As the morning of Oct. 7 recedes into the distance, its horrors only seem to be growing. Again and again, we Israelis tell ourselves what has become part of the formative story of our identity and our destiny. How for several hours Hamas terrorists invaded the homes of Israelis, murdered some 1,200 people, raped and kidnapped, looted and burned. During those nightmarish hours, before the Israel Defense Forces snapped out of its shock, Israelis had a harsh and concrete glimpse of what might happen if their country not only suffered a punishing blow but also actually ceased to exist. If Israel were no longer.
I have talked with Jewish people living outside of Israel who have said that their physical — and spiritual — existence felt vulnerable during those hours. But more than that: Something of their life force had been taken, forever. Some were even surprised by the magnitude to which they needed Israel to exist both as an idea and as a concrete fact.
As the army began to strike back, civil society was already enlisting en masse in rescue and logistical operations, with many thousands of citizens volunteering to do what the government should have been doing were it not in a state of feckless paralysis.

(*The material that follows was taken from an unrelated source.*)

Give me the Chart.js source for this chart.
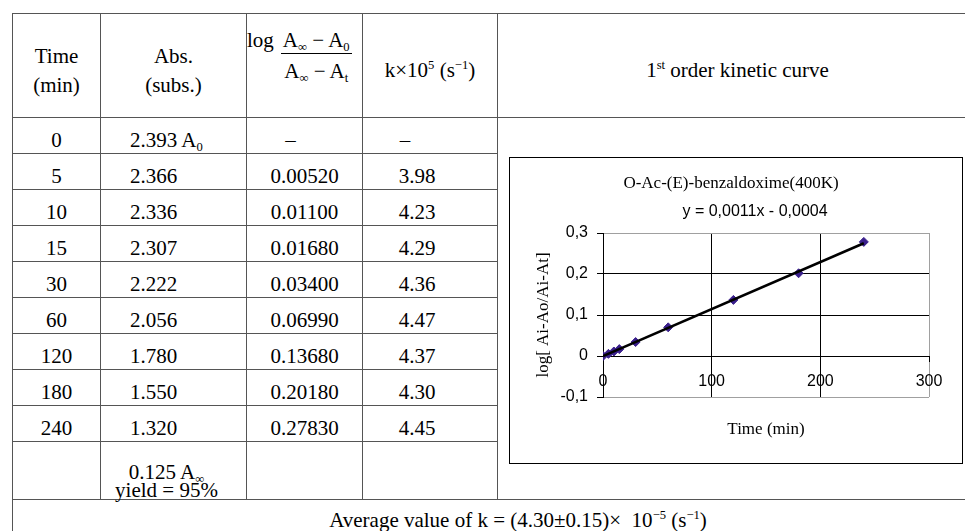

At the time of publication, according to data from the Hamas-run Gaza Ministry of Health, more than 30,000 Palestinians have been killed in the Gaza Strip since Oct. 7. They include many children, women and civilians, many of whom were not Hamas members and played no part in the cycle of war. “Uninvolved,” as Israel calls them in conflictese, the language with which nations at war deceive themselves so as not to face the repercussions of their acts.
The renowned kabbalah scholar Gershom Scholem coined a saying: “All the blood flows to the wound.” Nearly five months after the massacre, that is how Israel feels. The fear, the shock, the fury, the grief and humiliation and vengefulness, the mental energies of an entire nation — all of those have not stopped flowing to that wound, to the abyss into which we are still falling.
We cannot put aside our thoughts of the young girls and women, and the men, too, it seems, who were raped by attackers from Gaza, murderers who filmed their own crimes and broadcast them live to the victims’ families; of the babies killed; of the families burned alive.